As many of you may already know, I wrote a little piece on this here Stinky Stanky StinkWallet a little over a month ago regarding my feelings about Vancouver’s Gay Top Model, Mr. Gay Canada, Peter Breeze, and the whole concept of what it means to be a gay sensation.  I must say that with a very critical eye I wrote the piece in question and it could be seen to be colored by my distaste for a world that I’ve feared at times is overly saturated with superficiality.  Terry Costa, Director/Producer of VNTGM was brave enough to invite me to be a part of this whole venture, and with this opportunity I am hoping to see a different side of these events and how they relate to the queer Vancouver environment, and the environment of Vancouver in general.

So for the handful of potential top gay models the day has begun and as dreary as their little eyes may be, there is no longer time for beauty sleep.  The group is much smaller this year and as with most sequels there is a skepticism that was more than likely not apparent in the last round.  Thinking beyond the scope of a show of this potential, I reflect on what it means to be a part of the second round, to be the second child, or the second movie or book in a series.  An often highly criticized position, it will be intriguing to see how the event will pan out this year.  It will be a test to the attention span of an audience who some might say is in fact completely attention deficient.
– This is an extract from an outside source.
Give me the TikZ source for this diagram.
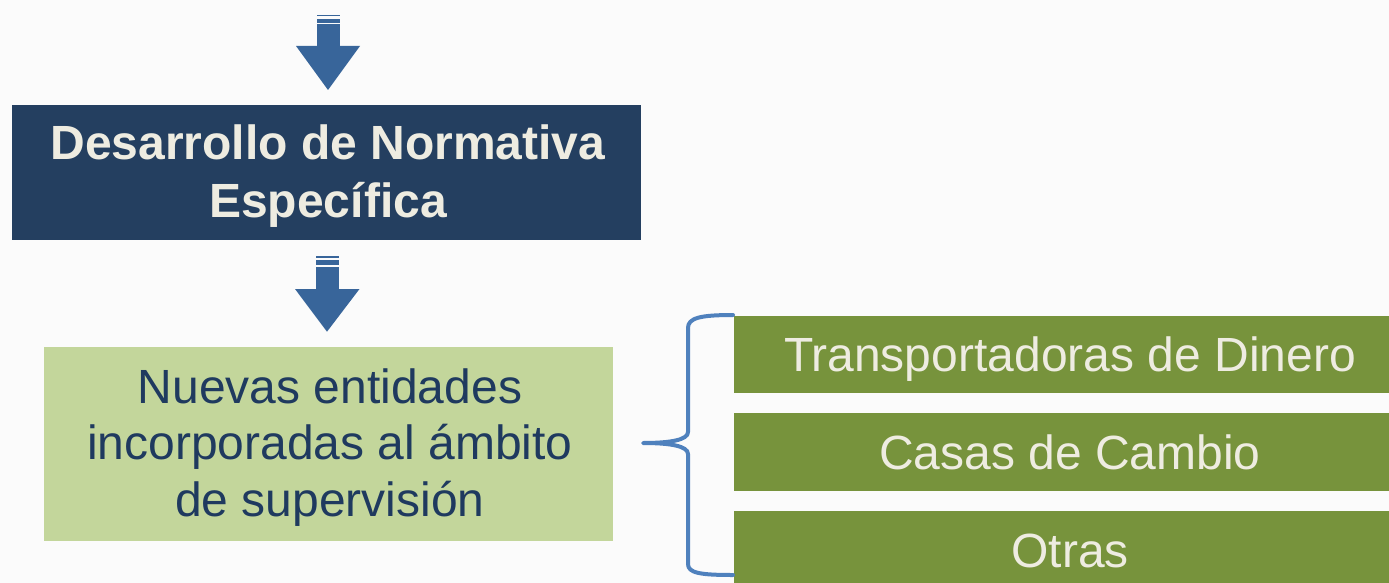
\documentclass[tikz,border=0pt]{standalone}
\usepackage{fontspec}
\setmainfont{Liberation Sans}
\definecolor{navy}{HTML}{243F60}
\definecolor{beige}{HTML}{EEECE1}
\definecolor{lightgreen}{HTML}{C3D69B}
\definecolor{navytext}{HTML}{1F3A5F}
\definecolor{olive}{HTML}{77933C}
\definecolor{arrowblue}{HTML}{38659A}
\definecolor{braceblue}{HTML}{4F81BD}
\definecolor{bg}{HTML}{FBFBFB}
\tikzset{
  darkbox/.style={rectangle, fill=navy, inner sep=0pt},
  lightbox/.style={rectangle, fill=lightgreen, inner sep=0pt},
  greenbox/.style={rectangle, fill=olive, text=beige, inner sep=0pt, minimum width=672pt,
    font=\fontsize{48}{57.6}\selectfont, text height=34.4pt, text depth=0pt},
  darktext/.style={text=beige, align=center, inner sep=0pt, font=\fontsize{48}{58}\selectfont\bfseries},
  lighttext/.style={text=navytext, align=center, inner sep=0pt, font=\fontsize{48}{56.7}\selectfont},
  stripe/.style={fill=arrowblue},
  bracestyle/.style={draw=braceblue, line width=4pt, line cap=round, line join=round}
}
\begin{document}
\begin{tikzpicture}[x=1pt,y=-1pt]
\useasboundingbox (0,0) rectangle (1389,583);
\fill[bg] (0,0) rectangle (1389,583);

% boxes
\node[darkbox, minimum width=629pt, minimum height=135pt] (desarrollo) at (326.5,172.5) {};
\node[darktext] (desarrollotxt) at ([xshift=1.5pt,yshift=-4pt]desarrollo.center) {Desarrollo de Normativa\\Específica};
\node[lightbox, minimum width=569pt, minimum height=194pt] (nuevas) at (328.5,444) {};
\node[lighttext] (nuevastxt) at ([xshift=1.5pt,yshift=-3.5pt]nuevas.center) {Nuevas entidades\\incorporadas al ámbito\\de supervisión};
\node[greenbox, minimum height=77pt] (transp) at (1070,354.5) {Transportadoras de Dinero};
\node[greenbox, minimum height=78pt] (casas) at (1070,452) {Casas de Cambio};
\node[greenbox, minimum height=78pt] (otras) at (1070,550) {Otras};

% arrow 1 (into the dark box)
\fill[stripe] (317,14.7) rectangle (340,16.3);
\fill[stripe] (317,18.7) rectangle (340,22.7);
\fill[stripe] (317,24.5) rectangle (340,47);
\fill[stripe] (296,46) -- (360,46) -- (328,90) -- cycle;

% arrow 2 (between dark box and light box)
\fill[stripe] (316,256) rectangle (339,257.6);
\fill[stripe] (316,260) rectangle (339,265);
\fill[stripe] (316,266.7) rectangle (339,290);
\fill[stripe] (295,289) -- (359.5,289) -- (327,331.7) -- cycle;

% brace
\coordinate (btop) at (733,315);
\coordinate (bmid) at (643,443);
\coordinate (bbot) at (733,575);
\draw[bracestyle] (btop) .. controls (700,315) and (688,318) .. (688,328)
  -- (688,432) .. controls (688,440) and (670,443) .. (bmid)
  .. controls (670,443) and (688,446) .. (688,454)
  -- (688,564) .. controls (688,573) and (700,575) .. (bbot);
\end{tikzpicture}
\end{document}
Terry’s attitude is indeed a respectful one, and displays his capabilities as a director and professional.  He makes it known that no matter the amount of people who show up to an event like this, it is the numbers and contestants themselves that shape and create it.  These events are organic beings, dynamic works in an almost fictional world where the characters create the story.

The afternoon continues with an opportunity for the contestants to introduce themselves and do a whole lot of walking.  The confidence of some shines through instantly and for others it becomes instantly apparent that their nerves may best them before the day is through.  I can’t help but think about my own nerves and the opportunities that I’ve passed up over the years.  It takes a lot of balls to enter into an environment that is ripe with judgment.  Although I’ve happily lived on the outskirts of the community for most of my adult life, in confusion about some of the attitudes and behaviors of my gay brothers, I’ve always given credit where it is due, and to audition for anything is always a trying experience.

So like the brave contestants in the room, I set out on a journey myself.  I hope that by watching these men learn something about themselves, I too can learn more about the community that surrounds me.  By indulging in the workings of an event that is fueled by generosity and a genuine desire to raise money for charity (Friends for Life), I too may learn something about myself.  We reveal a little more of ourselves every time the house lights go up, and like Celebrities on a Sunday afternoon or the pavement outside of the shops along Davie Street, there is always going to be someone judging us on the other side of the room.  It is our composure and confidence that prevents these prying eyes from taking us apart piece by piece.